Lovely as all this was, progress was awfully slow. Some lanes were half-grassed over and I lost more time at obscure junctions with no signs at all except Not Suitable for Heavy Vehicles. And, of course, there were the hills. You climbed for 20 minutes, hurtled back down in five, crossed a tiny stream on a low stone bridge, and then the next climb started. I stood it for half-a-dozen miles. But after the third heavy ascent, in increasingly muggy air, I reluctantly returned to the A-road (“.. and unfortunately the idiot cyclist on the A381 we mentioned earlier seems to be back again folks ..) and pedaled as fast as I could to Kingsbridge.
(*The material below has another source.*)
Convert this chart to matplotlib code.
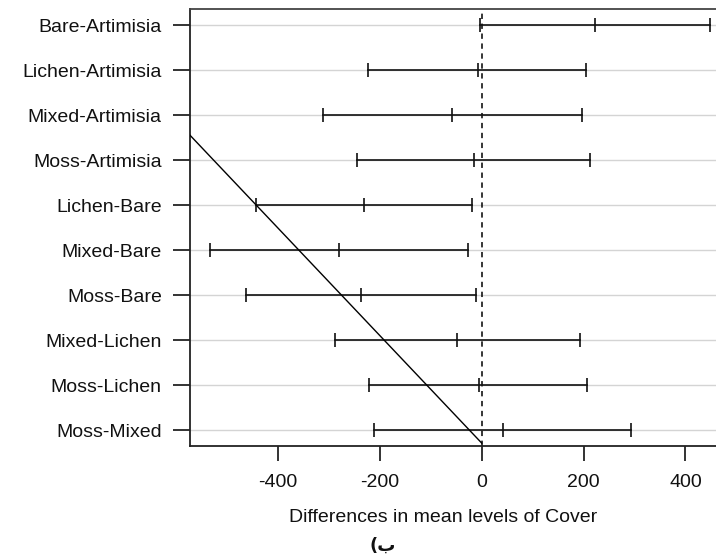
import matplotlib
matplotlib.use("Agg")
import matplotlib.pyplot as plt
import numpy as np

comparisons = ["Bare-Artimisia", "Lichen-Artimisia", "Mixed-Artimisia", "Moss-Artimisia",
               "Lichen-Bare", "Mixed-Bare", "Moss-Bare", "Mixed-Lichen", "Moss-Lichen", "Moss-Mixed"]
diff = [222, -8, -58, -16, -231, -281, -238, -48, -6, 42]
lwr = [-4, -223, -311, -245, -444, -533, -464, -289, -221, -212]
upr = [449, 204, 196, 212, -19, -27, -12, 193, 207, 294]
xticks = [-400, -200, 0, 200, 400]
line_x = [-574, 0]
line_y = [7.57, 0.71]

plt.rcParams['font.family'] = ['Liberation Sans', 'DejaVu Sans']

fig = plt.figure(figsize=(7.16, 5.6), dpi=100)
ax = fig.add_axes([189.6/716, 1-446.3/560, (730.5-189.6)/716, (446.3-9.3)/560])

n = len(comparisons)
yvals = np.arange(n, 0, -1)

for y in yvals:
    ax.axhline(y, color='#d4d4d4', lw=1.0, zorder=0)

ax.axvline(0, color='black', lw=1.1, ls=(0, (3.5, 3)), zorder=2)

for i in range(n):
    y = yvals[i]
    ax.plot([lwr[i], upr[i]], [y, y], color='#111111', lw=1.2, zorder=3)
    ax.plot([lwr[i], diff[i], upr[i]], [y, y, y], ls='none', marker='|',
            ms=10, mew=1.2, color='#111111', zorder=3)

ax.plot(line_x, line_y, color='black', lw=1.0, zorder=4)

ax.set_xlim(-573.9, 488.6)
ax.set_ylim(0.64, 10.36)
ax.set_xticks(xticks)
ax.set_xticklabels([str(v) for v in xticks])
ax.set_yticks(yvals)
ax.set_yticklabels(comparisons)
ax.tick_params(axis='y', length=12, width=1.2, pad=8, labelsize=14, colors='#111111')
ax.tick_params(axis='x', length=11, width=1.2, pad=9, labelsize=14, colors='#111111')

for s in ['left', 'bottom']:
    ax.spines[s].set_linewidth(1.3)
    ax.spines[s].set_color('#222222')
ax.spines['top'].set_linewidth(1.3)
ax.spines['top'].set_color('#444444')
ax.spines['right'].set_visible(False)

fig.text(443/716, 1-518/560, "Differences in mean levels of Cover", ha='center', va='center',
         fontsize=14, color='#111111')
fig.text(383/716, 1-551/560, "(ب", ha='center', va='baseline', fontsize=13, fontweight='bold',
         family=['DejaVu Sans'], color='#111111')

fig.savefig("out.png", dpi=100)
This town isn’t on the coast but it felt that way, as it was at the head of a long estuary and had a pleasant waterfront with a thicket of boat masts reaching into the centre. Another traffic trap, though. As I enjoyed an expensive coffee here, the weather abruptly deteriorated and broke. The last six or so undulating miles to my booked berth for the night, in the hilltop village of Malborough, were done in pouring rain.
At West Alvington, kerb-side parking made the throughway so narrow two cars could not easily pass and often had to stop and blink their headlights at each other invitingly, like two gentlemen on either side of a door both needed to pass through. This must happen many times each day. The big problem here looked to be the difficulty of widening the roads, as so many of them are deeply sunken into the landscape — more like tarmacked trenches than thoroughfares. Many miles of major earthworks would be needed to fix this.
Malborough revealed itself at a distance of two miles; its church spire crowns a long ridge. What I hadn’t seen was the great canyon-like dip before it. Down I swooped into lashing rain, and pushed it up the last mile with glasses fogged and clothes dripping. The fifth or sixth climb. It had taken me nearly five hours to cover 20 miles.
For once, I had no difficulty finding my guesthouse, as it was the old vicarage next to the church. Less easy was getting in. I couldn’t find the keypad to type in the entrance code I’d been given. It took much cursing and some time, including a circuit of the building to check for other entrances, before it occurred to me to just push on the main door. Which was of course unlocked, and readily opened.
I’d been allotted the “last room,” so I assumed the place was full and we were all going to have a jolly evening socialising over Devon ale around the fireplace. But there were just two other guests, taciturn builders from Birmingham here on a roof job. So I dined alone, on a superb mushroom pizza at the inspirationally named The Old Inn. The talk here was anything but rustic. The Daily Telegraph international property pages lay tossed across a window sill, and I overheard a bloke in a cravat remarking, in loud, plummy tones, “well, it’s stochasticism, really, isn’t it, pure stochasticism .. ”
I had to look that word up after the ride. Stochasticism is a “tool used in investment decision-making that uses random variables and yields numerous different results.” Amazing what you can learn from these Devon yokels, isn’t it?